New experiences. You can smell sugar mixing with milk and you could hear the hiss and pumping of the propane gas cooking chai in each house and the bottle opener hit the beer bottle to uncap another beer. Woks fried vegetables. Laughs came from all directions as the Nepalese sat, ate, and visited. Families go next door to share glasses of chai and beer while others go to the bar/hotel where above the reception desk a sticky wrap hung to catch flies and mosquitoes. It was full. The hotel restaurant had one blue curtain with pink flowers hanging in the entryway. You could look in and see old plates sitting in a stack waiting to be picked up. Flies sipped the spilt beer and sticky chai rings left on the table. Small grounds of unboiled chai scattered on the floor. Four people clapped as one man sang. Everyone shared a drink.
Finally, tell me what it feels like to fly the Boeing 747-400?
It is a humbling sensation when you are on top of the world, flying across the Earth.
Realizing the mass and momentum we control is a humbling experience, awe-inspiring. Maneuvering an object 875,000 pounds (takeoff weight) with grace, takes not only training; it takes the ability to process information from various sources: dispatchers, crew inflight, ATC control, and others within an airline. The pilots are the ones flying and make decisions to remain safe. Nevertheless, we incorporate ideas from these sources to make sure we make a solid decision, which ultimately makes the flight the safest.

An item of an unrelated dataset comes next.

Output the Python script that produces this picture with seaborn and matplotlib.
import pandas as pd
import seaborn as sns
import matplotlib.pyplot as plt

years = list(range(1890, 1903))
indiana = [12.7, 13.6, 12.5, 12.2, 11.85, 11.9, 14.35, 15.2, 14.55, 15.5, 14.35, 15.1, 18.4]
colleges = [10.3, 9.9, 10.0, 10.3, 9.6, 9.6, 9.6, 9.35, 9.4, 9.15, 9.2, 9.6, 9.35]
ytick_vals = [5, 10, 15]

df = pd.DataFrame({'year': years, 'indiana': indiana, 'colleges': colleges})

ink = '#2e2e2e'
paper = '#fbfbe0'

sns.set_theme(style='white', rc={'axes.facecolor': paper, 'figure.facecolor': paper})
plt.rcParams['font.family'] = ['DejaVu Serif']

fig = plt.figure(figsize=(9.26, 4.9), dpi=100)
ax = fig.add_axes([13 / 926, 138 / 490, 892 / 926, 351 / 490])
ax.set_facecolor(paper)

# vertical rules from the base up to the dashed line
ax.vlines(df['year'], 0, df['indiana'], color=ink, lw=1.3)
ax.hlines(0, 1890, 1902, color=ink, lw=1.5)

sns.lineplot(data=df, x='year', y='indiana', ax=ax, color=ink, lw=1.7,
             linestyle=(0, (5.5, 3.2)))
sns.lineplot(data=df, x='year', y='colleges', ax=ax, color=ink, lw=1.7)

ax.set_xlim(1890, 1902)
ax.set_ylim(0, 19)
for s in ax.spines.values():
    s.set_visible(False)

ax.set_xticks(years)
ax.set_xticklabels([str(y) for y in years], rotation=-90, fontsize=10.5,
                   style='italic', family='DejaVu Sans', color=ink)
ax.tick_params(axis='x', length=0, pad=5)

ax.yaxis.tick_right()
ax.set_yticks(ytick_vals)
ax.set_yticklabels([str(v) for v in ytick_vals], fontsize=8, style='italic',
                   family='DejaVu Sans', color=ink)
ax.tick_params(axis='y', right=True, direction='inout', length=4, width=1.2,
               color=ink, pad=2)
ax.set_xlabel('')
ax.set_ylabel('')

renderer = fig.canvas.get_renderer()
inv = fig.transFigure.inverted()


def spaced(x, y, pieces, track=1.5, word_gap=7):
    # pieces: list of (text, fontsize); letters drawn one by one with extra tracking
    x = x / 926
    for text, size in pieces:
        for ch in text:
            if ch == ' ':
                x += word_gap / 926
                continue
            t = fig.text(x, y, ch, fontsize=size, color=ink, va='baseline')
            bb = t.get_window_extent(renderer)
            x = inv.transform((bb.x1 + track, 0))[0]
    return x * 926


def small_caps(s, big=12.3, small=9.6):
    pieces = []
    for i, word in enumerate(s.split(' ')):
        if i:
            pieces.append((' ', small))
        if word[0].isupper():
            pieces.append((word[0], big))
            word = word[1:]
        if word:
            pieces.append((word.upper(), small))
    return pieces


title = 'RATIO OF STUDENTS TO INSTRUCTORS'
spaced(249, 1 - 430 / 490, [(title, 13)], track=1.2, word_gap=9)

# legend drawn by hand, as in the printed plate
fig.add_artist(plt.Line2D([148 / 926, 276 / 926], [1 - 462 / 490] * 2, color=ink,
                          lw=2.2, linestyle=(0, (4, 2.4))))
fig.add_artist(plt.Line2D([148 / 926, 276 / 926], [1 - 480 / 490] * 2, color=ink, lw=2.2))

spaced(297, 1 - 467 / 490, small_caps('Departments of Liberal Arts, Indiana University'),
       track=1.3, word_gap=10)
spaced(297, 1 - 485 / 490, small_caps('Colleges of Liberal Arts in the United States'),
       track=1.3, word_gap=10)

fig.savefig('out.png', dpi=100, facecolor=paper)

I have been fortunate enough to fly all over the world in different airline transport category aircraft (Boeing747-400/757/767, Airbus320) and the B747-400 is elegant. Flying is a constant ceremony of placing your training to work and correlating the process of learning directly to hands-on work, and finally is celebrated with each flight ending with the parking brake set safely. Men, some retired and some still flying, have taught me how to be a safer pilot, which is why I have stated flying the B747-400 is a humbling experience.